In Tranquillum House treffen neun Personen ein. Neun sehr unterschiedliche Personen, die aus unterschiedlichen Gründen aktuelle Krisen hinter sich lassen wollen. Unter der Aufsicht von Hotelmanagerin Masha begeben sie sich auf einen zehntägigen Wellness-Trip. Aber etwas ist anders in Tranquillum House, und auf einmal ist nichts mehr so wie es scheint.

Im Grunde möchte ich gar nicht viel über den Inhalt schreiben, weil jedes Wort könnte zuviel über den Inhalt, die Entwicklungen in Neun Fremde verraten. Ich habe die Protagonisten sehr gerne auf ihrem Weg, auf ihrer Suche nach sich selber, nach einer besseren Zukunft begleitet. Da ist zunächst Frances, für mich die Hauptperson unter den Hauptpersonen. Eine Autorin von Liebesromanen, deren Karriere auf dem absteigenden Ast ist. Tony, der seine Sportlerkarriere schon längst hinter sich gelassen hat. Ben und Jessica, die im Lotto gewonnen und den Blick aufeinander verloren haben.
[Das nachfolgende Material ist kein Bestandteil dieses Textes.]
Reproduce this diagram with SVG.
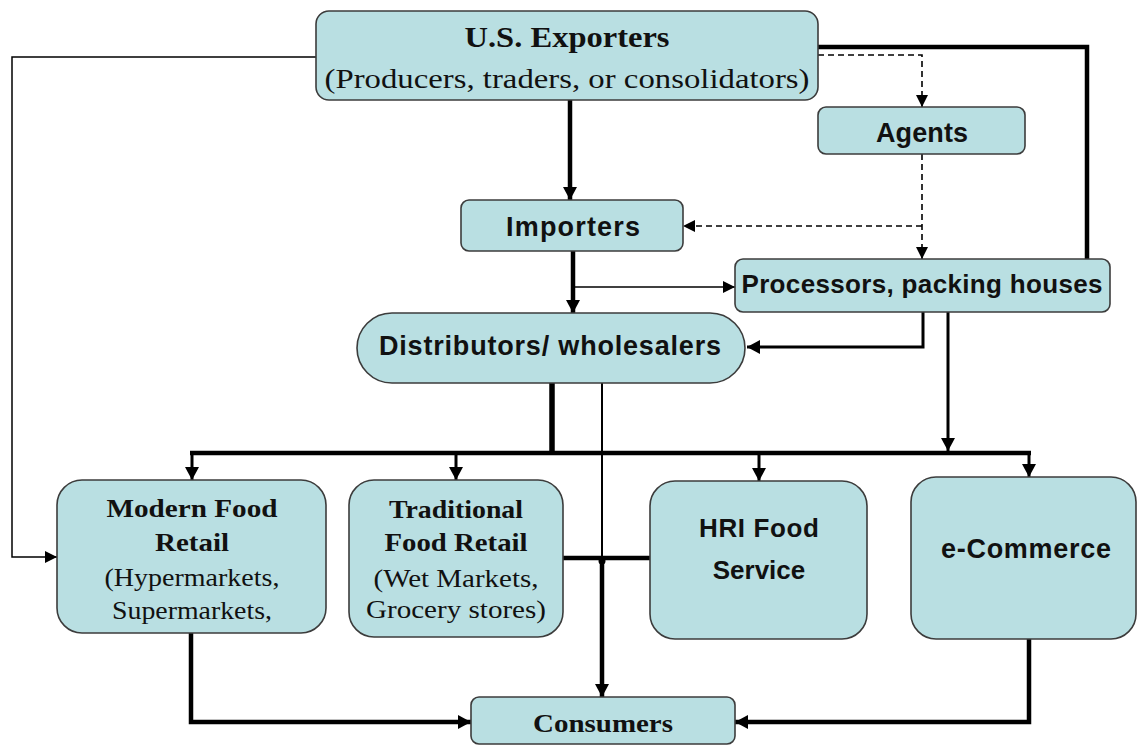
<svg xmlns="http://www.w3.org/2000/svg" width="1137" height="746" viewBox="0 0 1137 746">
<style>
.box{fill:#b9dfe2;stroke:#3c3c3c;stroke-width:1.6}
.sans{font-family:"Liberation Sans",Arial,sans-serif;font-weight:bold;fill:#111;text-anchor:middle}
.serif{font-family:"Liberation Serif","Times New Roman",serif;fill:#111;text-anchor:middle}
.b{font-weight:bold}
.ln{fill:none;stroke:#000;stroke-linejoin:miter}
.thin{stroke-width:1.5}
.mid{stroke-width:3}
.thick{stroke-width:4.5}
.dash{stroke-width:1.6;stroke-dasharray:6 4}
</style>
<defs>
<marker id="ah" markerUnits="userSpaceOnUse" markerWidth="14" markerHeight="14" refX="13" refY="7" orient="auto">
<path d="M0,0 L13,7 L0,14 z" fill="#000"/>
</marker>
<marker id="as" markerUnits="userSpaceOnUse" markerWidth="12" markerHeight="12" refX="12" refY="6" orient="auto">
<path d="M0,0 L12,6 L0,12 z" fill="#000"/>
</marker>
</defs>
<rect width="1137" height="746" fill="#fff"/>

<g id="connectors">
<path class="ln thick" d="M570,100 V200" marker-end="url(#ah)"/>
<path class="ln thick" d="M818,47 H1087 V259"/>
<path class="ln dash" d="M818,55 H922 V107" marker-end="url(#as)"/>
<path class="ln dash" d="M922,154 V259" marker-end="url(#as)"/>
<path class="ln dash" d="M922,226 H683" marker-end="url(#as)"/>
<path class="ln thin" d="M316,57 H12 V557 H57" marker-end="url(#as)"/>
<path class="ln thick" d="M573,251 V313" marker-end="url(#ah)"/>
<path class="ln thin" d="M573,287 H735" marker-end="url(#as)"/>
<path class="ln mid" d="M923,312 V347 H747" marker-end="url(#ah)"/>
<path class="ln mid" d="M948,312 V451" marker-end="url(#ah)"/>
<path class="ln" stroke-width="5.5" d="M552,383 V453"/>
<path class="ln thick" d="M190,453 H1031"/>
<path class="ln mid" d="M192,453 V480" marker-end="url(#ah)"/>
<path class="ln mid" d="M456,453 V480" marker-end="url(#ah)"/>
<path class="ln mid" d="M759,453 V481" marker-end="url(#ah)"/>
<path class="ln mid" d="M1029,453 V477" marker-end="url(#ah)"/>
<path class="ln" stroke-width="2" d="M602,383 V560"/>
<path class="ln thick" d="M602,558 V697" marker-end="url(#ah)"/>
<path class="ln thick" d="M563,558 H650"/>
<circle cx="602" cy="561" r="3.5" fill="#000"/>
<path class="ln thick" d="M191,633 V722 H471" marker-end="url(#ah)"/>
<path class="ln thick" d="M1029,639 V722 H735" marker-end="url(#ah)"/>
</g>

<g id="us-exporters">
<rect class="box" x="316" y="11" width="502" height="89" rx="13"/>
<text class="serif b" x="567" y="47" font-size="29" textLength="205" lengthAdjust="spacingAndGlyphs">U.S. Exporters</text>
<text class="serif" x="567" y="88" font-size="28" textLength="485" lengthAdjust="spacingAndGlyphs">(Producers, traders, or consolidators)</text>
</g>

<g id="agents">
<rect class="box" x="818" y="107" width="207" height="47" rx="8"/>
<text class="sans" x="922" y="142" font-size="27" textLength="92">Agents</text>
</g>

<g id="importers">
<rect class="box" x="461" y="200" width="222" height="51" rx="8"/>
<text class="sans" x="573" y="236" font-size="27" textLength="134">Importers</text>
</g>

<g id="processors">
<rect class="box" x="735" y="259" width="375" height="53" rx="8"/>
<text class="sans" x="922" y="293" font-size="26" textLength="361">Processors, packing houses</text>
</g>

<g id="distributors">
<rect class="box" x="357" y="313" width="388" height="70" rx="35"/>
<text class="sans" x="550" y="355" font-size="27" textLength="342">Distributors/ wholesalers</text>
</g>

<g id="modern-food-retail">
<rect class="box" x="57" y="480" width="269" height="153" rx="25"/>
<text class="serif b" x="192" y="517" font-size="25" textLength="171" lengthAdjust="spacingAndGlyphs">Modern Food</text>
<text class="serif b" x="192" y="551" font-size="25" textLength="74" lengthAdjust="spacingAndGlyphs">Retail</text>
<text class="serif" x="192" y="586" font-size="25" textLength="175" lengthAdjust="spacingAndGlyphs">(Hypermarkets,</text>
<text class="serif" x="192" y="619" font-size="25" textLength="160" lengthAdjust="spacingAndGlyphs">Supermarkets,</text>
</g>

<g id="traditional-food-retail">
<rect class="box" x="349" y="480" width="214" height="157" rx="25"/>
<text class="serif b" x="456" y="518" font-size="25" textLength="134" lengthAdjust="spacingAndGlyphs">Traditional</text>
<text class="serif b" x="456" y="551" font-size="25" textLength="143" lengthAdjust="spacingAndGlyphs">Food Retail</text>
<text class="serif" x="456" y="587" font-size="25" textLength="165" lengthAdjust="spacingAndGlyphs">(Wet Markets,</text>
<text class="serif" x="456" y="618" font-size="25" textLength="180" lengthAdjust="spacingAndGlyphs">Grocery stores)</text>
</g>

<g id="hri-food-service">
<rect class="box" x="650" y="481" width="217" height="158" rx="25"/>
<text class="sans" x="759" y="537" font-size="26" textLength="120">HRI Food</text>
<text class="sans" x="759" y="579" font-size="26">Service</text>
</g>

<g id="e-commerce">
<rect class="box" x="911" y="477" width="225" height="162" rx="25"/>
<text class="sans" x="1026" y="558" font-size="27" textLength="170">e-Commerce</text>
</g>

<g id="consumers">
<rect class="box" x="471" y="697" width="264" height="47" rx="8"/>
<text class="serif b" x="603" y="732" font-size="25" textLength="140" lengthAdjust="spacingAndGlyphs">Consumers</text>
</g>
</svg>
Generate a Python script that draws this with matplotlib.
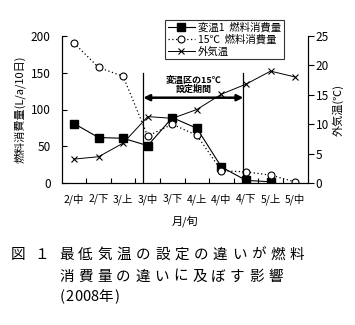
import numpy as np
import matplotlib
matplotlib.use("Agg")
import matplotlib.pyplot as plt

plt.rcParams['font.family'] = ['Noto Sans CJK JP', 'DejaVu Sans']

# --- data ---
periods = ['2/中', '2/下', '3/上', '3/中', '3/下', '4/上', '4/中', '4/下', '5/上', '5/中']
fuel_hen1 = [81, 62, 61, 51, 89, 74.5, 22, 4, 2, np.nan]   # 変温1 燃料消費量
fuel_15c = [190, 157, 145, 64, 80, 65, 17, 15.5, 11, 2]    # 15℃ 燃料消費量
outside_temp = [4.1, 4.5, 6.8, 11.3, 11.0, 12.5, 15.1, 16.8, 19.0, 18.0]  # 外気温

left_ticks = [0, 50, 100, 150, 200]
right_ticks = [0, 5, 10, 15, 20, 25]

W, H = 355, 325
fig = plt.figure(figsize=(W / 100, H / 100), dpi=100)
ax = fig.add_axes([61.7 / W, 1 - 183.3 / H, (307.5 - 61.7) / W, (183.3 - 35.7) / H])
ax2 = ax.twinx()

x = np.arange(len(periods))

l1, = ax.plot(x, fuel_hen1, '-', color='black', lw=0.8, marker='s',
              markersize=5.5, markerfacecolor='black', label='変温1  燃料消費量')
l2, = ax.plot(x, fuel_15c, linestyle=(0, (1, 2)), color='black', lw=0.9,
              marker='o', markersize=5, markerfacecolor='white',
              markeredgewidth=0.8, label='15℃  燃料消費量')
l3, = ax2.plot(x, outside_temp, '-', color='black', lw=0.7, marker='x',
               markersize=5, markeredgewidth=0.8, label='外気温')

ax.set_xlim(-0.5, len(periods) - 0.5)
ax.set_ylim(0, 200)
ax2.set_ylim(0, 25)

# category labels at centres, tick marks at boundaries
ax.set_xticks(x)
ax.set_xticklabels(periods, fontsize=7.5)
ax.tick_params(axis='x', which='major', length=0, pad=7)
ax.set_xticks(np.arange(0.5, len(periods) - 0.5, 1), minor=True)
ax.tick_params(axis='x', which='minor', direction='in', length=3.5, width=0.8)

ax.set_yticks(left_ticks)
ax.tick_params(axis='y', direction='in', length=3.5, width=0.8, labelsize=8.5, pad=8)
ax2.set_yticks(right_ticks)
ax2.tick_params(axis='y', direction='out', length=4, width=0.8, labelsize=8.5, pad=2)

for a in (ax, ax2):
    a.spines['top'].set_visible(False)
    for s in a.spines.values():
        s.set_linewidth(0.8)

ax.set_ylabel('燃料消費量(L/a/10日)', fontsize=8, labelpad=4)
ax2.set_ylabel('外気温(℃)', fontsize=8, labelpad=2)
ax.set_xlabel('月/旬', fontsize=8, labelpad=8)

# 15℃ setting period for the 変温 plot
x_start, x_end = 2.82, 6.89
for xv in (x_start, x_end):
    ax.plot([xv, xv], [0, 149.5], color='black', lw=0.9)
ax.annotate('', xy=(x_end, 116), xytext=(x_start, 116),
            arrowprops=dict(arrowstyle='<|-|>', color='black', lw=1.8,
                            mutation_scale=9, shrinkA=0, shrinkB=0))
xm = (x_start + x_end) / 2
ax.text(xm, 140, '変温区の15℃', ha='center', va='center', fontsize=6.5, fontweight='bold')
ax.text(xm, 128, '設定期間', ha='center', va='center', fontsize=6.5, fontweight='bold')

leg = fig.legend(handles=[l1, l2, l3], loc='upper left',
                 bbox_to_anchor=(165 / W, 1 - 20 / H), fontsize=7.5,
                 frameon=True, fancybox=False, edgecolor='black',
                 borderpad=0.25, labelspacing=0.15, handlelength=2.6,
                 handletextpad=0.3, borderaxespad=0)
leg.get_frame().set_linewidth(0.8)


# caption, laid out with the wide character pitch of the original
def caption_line(x0, y_px, text, full=19.2, half=8.8):
    xp = x0
    for ch in text:
        fig.text(xp / W, 1 - y_px / H, ch, ha='left', va='center', fontsize=10.5)
        if ch in '()':
            xp += 5.5
        else:
            xp += half if ord(ch) < 128 else full


caption_line(11, 255, '図')
caption_line(34, 255, '１')
caption_line(59, 255, '最低気温の設定の違いが燃料')
caption_line(59, 276.7, '消費量の違いに及ぼす影響', full=19.0)
caption_line(60, 296.7, '(2008年)', full=16, half=8.3)

fig.savefig('out.png', dpi=100)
Lars, Scheidungsanwalt, der vor dem Kinderwunsch seines Lebensgefährten geflohen ist. Carmel, die sich für viel zu dick hält und die Familie Marconi, die durch die Trauer zusammengehalten wird. Hotelmanagerin Masha und ihre beiden Assistenten Yao und Delilah wachen mit strenger Hand über die neun Gäste.

Ein Wellnessresort, das ich selber lieber nicht besuchen möchte, aber eins, über das ich sehr gerne gelesen habe. Tage, in denen keiner reden darf. Fastentage und Smoothies, die eine ungeahnte Zusammensetzung haben, haben keine einladende Wirkung auf mich gehabt. Aber wie unterschiedliche Menschen mit Konflikten, mit Grenzerfahrungen umgehen, war sehr unterhaltsam, manchmal sogar sehr witzig. Dabei lässt die Autorin durch ständige, sehr gut gemachte Perspektivwechsel, jeden Gast zu Wort kommen.

Aber es gibt auch zwei Abzüge. Den ersten für einige Längen im Mittelteil (da hätte eine Straffung der Spannung sehr gut getan), den zweiten für das doch sehr, sehr zuckersüße Ende. Nicht falsch verstehen, wir alle lieben Happy-Ends, aber das war mir ein bisschen zu dick aufgetragen.

Trotzdem war Neun Fremde für mich beste Unterhaltung, die ich sehr gerne weiterempfehle!